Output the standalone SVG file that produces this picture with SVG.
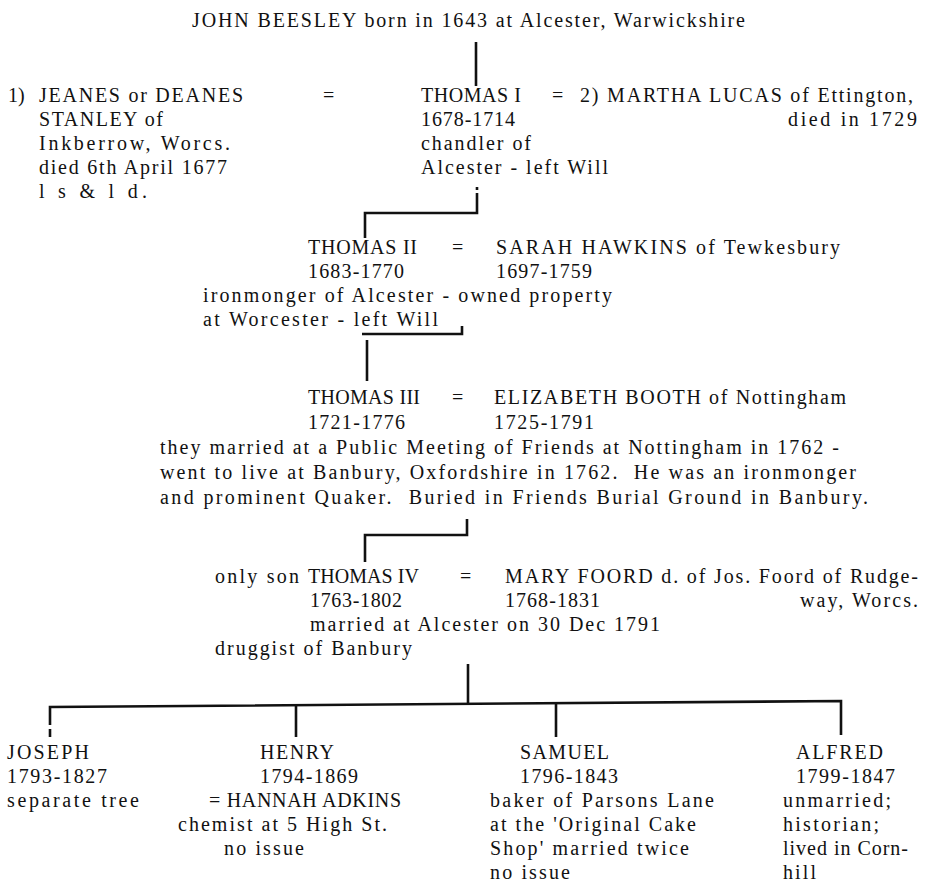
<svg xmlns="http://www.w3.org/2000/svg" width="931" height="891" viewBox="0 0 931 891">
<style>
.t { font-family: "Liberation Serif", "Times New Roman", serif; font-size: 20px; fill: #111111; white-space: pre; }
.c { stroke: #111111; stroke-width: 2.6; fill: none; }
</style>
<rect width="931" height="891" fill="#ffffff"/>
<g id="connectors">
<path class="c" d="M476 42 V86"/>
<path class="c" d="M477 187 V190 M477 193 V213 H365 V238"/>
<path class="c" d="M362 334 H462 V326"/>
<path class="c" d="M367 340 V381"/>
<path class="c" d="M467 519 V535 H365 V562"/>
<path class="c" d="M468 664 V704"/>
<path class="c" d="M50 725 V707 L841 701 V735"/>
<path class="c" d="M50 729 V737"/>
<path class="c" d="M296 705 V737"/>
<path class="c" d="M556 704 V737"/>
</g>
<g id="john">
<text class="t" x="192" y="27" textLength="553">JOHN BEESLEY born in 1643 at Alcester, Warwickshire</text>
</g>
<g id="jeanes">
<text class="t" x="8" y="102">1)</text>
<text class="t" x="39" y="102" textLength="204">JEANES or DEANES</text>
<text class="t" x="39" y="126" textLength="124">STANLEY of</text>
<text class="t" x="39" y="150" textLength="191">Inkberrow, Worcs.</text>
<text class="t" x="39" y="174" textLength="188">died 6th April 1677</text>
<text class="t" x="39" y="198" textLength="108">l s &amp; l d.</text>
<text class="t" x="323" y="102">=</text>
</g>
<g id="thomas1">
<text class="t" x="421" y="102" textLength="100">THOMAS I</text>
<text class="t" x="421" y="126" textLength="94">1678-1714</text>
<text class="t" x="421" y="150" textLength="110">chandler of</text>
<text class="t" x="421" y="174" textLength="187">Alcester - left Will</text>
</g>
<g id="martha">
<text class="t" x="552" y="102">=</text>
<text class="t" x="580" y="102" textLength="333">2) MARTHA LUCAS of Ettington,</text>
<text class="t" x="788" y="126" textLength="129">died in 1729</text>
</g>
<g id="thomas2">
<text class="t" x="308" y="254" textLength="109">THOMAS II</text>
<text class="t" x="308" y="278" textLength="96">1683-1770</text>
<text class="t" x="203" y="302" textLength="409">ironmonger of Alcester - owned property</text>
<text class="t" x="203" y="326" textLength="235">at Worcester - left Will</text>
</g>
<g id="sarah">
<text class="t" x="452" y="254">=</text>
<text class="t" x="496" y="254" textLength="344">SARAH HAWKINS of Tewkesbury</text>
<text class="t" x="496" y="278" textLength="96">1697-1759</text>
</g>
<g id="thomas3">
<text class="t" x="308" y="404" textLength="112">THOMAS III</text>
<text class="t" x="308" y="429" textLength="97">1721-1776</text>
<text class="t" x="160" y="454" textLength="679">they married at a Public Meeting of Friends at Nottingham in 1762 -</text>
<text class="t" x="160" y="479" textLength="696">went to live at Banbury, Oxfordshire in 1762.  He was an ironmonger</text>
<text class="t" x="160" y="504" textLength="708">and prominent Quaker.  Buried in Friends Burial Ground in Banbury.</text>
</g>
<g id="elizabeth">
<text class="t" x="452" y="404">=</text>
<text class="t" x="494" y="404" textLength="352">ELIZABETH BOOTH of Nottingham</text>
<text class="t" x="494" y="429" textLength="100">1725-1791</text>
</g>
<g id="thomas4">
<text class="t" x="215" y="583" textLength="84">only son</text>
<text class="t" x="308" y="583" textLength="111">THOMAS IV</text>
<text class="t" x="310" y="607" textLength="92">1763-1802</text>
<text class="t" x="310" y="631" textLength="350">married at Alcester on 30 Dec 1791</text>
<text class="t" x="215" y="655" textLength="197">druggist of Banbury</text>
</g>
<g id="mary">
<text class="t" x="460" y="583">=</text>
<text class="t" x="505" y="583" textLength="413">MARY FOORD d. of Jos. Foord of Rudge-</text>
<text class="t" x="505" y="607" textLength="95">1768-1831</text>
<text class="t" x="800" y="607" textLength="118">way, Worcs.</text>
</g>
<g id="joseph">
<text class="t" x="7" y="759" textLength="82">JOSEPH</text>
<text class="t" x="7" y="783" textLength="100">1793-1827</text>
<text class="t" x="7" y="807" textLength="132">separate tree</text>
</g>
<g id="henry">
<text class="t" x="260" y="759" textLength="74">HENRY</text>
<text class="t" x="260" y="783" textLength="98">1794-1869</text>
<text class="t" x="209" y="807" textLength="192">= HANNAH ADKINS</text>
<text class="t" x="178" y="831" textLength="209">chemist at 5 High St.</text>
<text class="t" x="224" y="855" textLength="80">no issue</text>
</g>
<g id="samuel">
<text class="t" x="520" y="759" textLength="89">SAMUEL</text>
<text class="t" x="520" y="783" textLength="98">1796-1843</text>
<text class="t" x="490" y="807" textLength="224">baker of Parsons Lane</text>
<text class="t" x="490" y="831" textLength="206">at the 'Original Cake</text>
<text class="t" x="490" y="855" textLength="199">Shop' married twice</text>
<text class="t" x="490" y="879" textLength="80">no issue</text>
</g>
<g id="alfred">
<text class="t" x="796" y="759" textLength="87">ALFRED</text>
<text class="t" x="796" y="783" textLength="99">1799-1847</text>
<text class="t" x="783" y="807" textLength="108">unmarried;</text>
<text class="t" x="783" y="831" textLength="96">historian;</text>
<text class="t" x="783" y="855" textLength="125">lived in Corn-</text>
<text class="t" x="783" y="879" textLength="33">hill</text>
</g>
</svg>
▬▬▬
## Set exercise
Copy every line above word for word and exclude the pictures.

## Exercise solution
Output the standalone SVG file that produces this picture with SVG.
<svg xmlns="http://www.w3.org/2000/svg" width="931" height="891" viewBox="0 0 931 891">
<style>
.t { font-family: "Liberation Serif", "Times New Roman", serif; font-size: 20px; fill: #111111; white-space: pre; }
.c { stroke: #111111; stroke-width: 2.6; fill: none; }
</style>
<rect width="931" height="891" fill="#ffffff"/>
<g id="connectors">
<path class="c" d="M476 42 V86"/>
<path class="c" d="M477 187 V190 M477 193 V213 H365 V238"/>
<path class="c" d="M362 334 H462 V326"/>
<path class="c" d="M367 340 V381"/>
<path class="c" d="M467 519 V535 H365 V562"/>
<path class="c" d="M468 664 V704"/>
<path class="c" d="M50 725 V707 L841 701 V735"/>
<path class="c" d="M50 729 V737"/>
<path class="c" d="M296 705 V737"/>
<path class="c" d="M556 704 V737"/>
</g>
<g id="john">
<text class="t" x="192" y="27" textLength="553">JOHN BEESLEY born in 1643 at Alcester, Warwickshire</text>
</g>
<g id="jeanes">
<text class="t" x="8" y="102">1)</text>
<text class="t" x="39" y="102" textLength="204">JEANES or DEANES</text>
<text class="t" x="39" y="126" textLength="124">STANLEY of</text>
<text class="t" x="39" y="150" textLength="191">Inkberrow, Worcs.</text>
<text class="t" x="39" y="174" textLength="188">died 6th April 1677</text>
<text class="t" x="39" y="198" textLength="108">l s &amp; l d.</text>
<text class="t" x="323" y="102">=</text>
</g>
<g id="thomas1">
<text class="t" x="421" y="102" textLength="100">THOMAS I</text>
<text class="t" x="421" y="126" textLength="94">1678-1714</text>
<text class="t" x="421" y="150" textLength="110">chandler of</text>
<text class="t" x="421" y="174" textLength="187">Alcester - left Will</text>
</g>
<g id="martha">
<text class="t" x="552" y="102">=</text>
<text class="t" x="580" y="102" textLength="333">2) MARTHA LUCAS of Ettington,</text>
<text class="t" x="788" y="126" textLength="129">died in 1729</text>
</g>
<g id="thomas2">
<text class="t" x="308" y="254" textLength="109">THOMAS II</text>
<text class="t" x="308" y="278" textLength="96">1683-1770</text>
<text class="t" x="203" y="302" textLength="409">ironmonger of Alcester - owned property</text>
<text class="t" x="203" y="326" textLength="235">at Worcester - left Will</text>
</g>
<g id="sarah">
<text class="t" x="452" y="254">=</text>
<text class="t" x="496" y="254" textLength="344">SARAH HAWKINS of Tewkesbury</text>
<text class="t" x="496" y="278" textLength="96">1697-1759</text>
</g>
<g id="thomas3">
<text class="t" x="308" y="404" textLength="112">THOMAS III</text>
<text class="t" x="308" y="429" textLength="97">1721-1776</text>
<text class="t" x="160" y="454" textLength="679">they married at a Public Meeting of Friends at Nottingham in 1762 -</text>
<text class="t" x="160" y="479" textLength="696">went to live at Banbury, Oxfordshire in 1762.  He was an ironmonger</text>
<text class="t" x="160" y="504" textLength="708">and prominent Quaker.  Buried in Friends Burial Ground in Banbury.</text>
</g>
<g id="elizabeth">
<text class="t" x="452" y="404">=</text>
<text class="t" x="494" y="404" textLength="352">ELIZABETH BOOTH of Nottingham</text>
<text class="t" x="494" y="429" textLength="100">1725-1791</text>
</g>
<g id="thomas4">
<text class="t" x="215" y="583" textLength="84">only son</text>
<text class="t" x="308" y="583" textLength="111">THOMAS IV</text>
<text class="t" x="310" y="607" textLength="92">1763-1802</text>
<text class="t" x="310" y="631" textLength="350">married at Alcester on 30 Dec 1791</text>
<text class="t" x="215" y="655" textLength="197">druggist of Banbury</text>
</g>
<g id="mary">
<text class="t" x="460" y="583">=</text>
<text class="t" x="505" y="583" textLength="413">MARY FOORD d. of Jos. Foord of Rudge-</text>
<text class="t" x="505" y="607" textLength="95">1768-1831</text>
<text class="t" x="800" y="607" textLength="118">way, Worcs.</text>
</g>
<g id="joseph">
<text class="t" x="7" y="759" textLength="82">JOSEPH</text>
<text class="t" x="7" y="783" textLength="100">1793-1827</text>
<text class="t" x="7" y="807" textLength="132">separate tree</text>
</g>
<g id="henry">
<text class="t" x="260" y="759" textLength="74">HENRY</text>
<text class="t" x="260" y="783" textLength="98">1794-1869</text>
<text class="t" x="209" y="807" textLength="192">= HANNAH ADKINS</text>
<text class="t" x="178" y="831" textLength="209">chemist at 5 High St.</text>
<text class="t" x="224" y="855" textLength="80">no issue</text>
</g>
<g id="samuel">
<text class="t" x="520" y="759" textLength="89">SAMUEL</text>
<text class="t" x="520" y="783" textLength="98">1796-1843</text>
<text class="t" x="490" y="807" textLength="224">baker of Parsons Lane</text>
<text class="t" x="490" y="831" textLength="206">at the 'Original Cake</text>
<text class="t" x="490" y="855" textLength="199">Shop' married twice</text>
<text class="t" x="490" y="879" textLength="80">no issue</text>
</g>
<g id="alfred">
<text class="t" x="796" y="759" textLength="87">ALFRED</text>
<text class="t" x="796" y="783" textLength="99">1799-1847</text>
<text class="t" x="783" y="807" textLength="108">unmarried;</text>
<text class="t" x="783" y="831" textLength="96">historian;</text>
<text class="t" x="783" y="855" textLength="125">lived in Corn-</text>
<text class="t" x="783" y="879" textLength="33">hill</text>
</g>
</svg>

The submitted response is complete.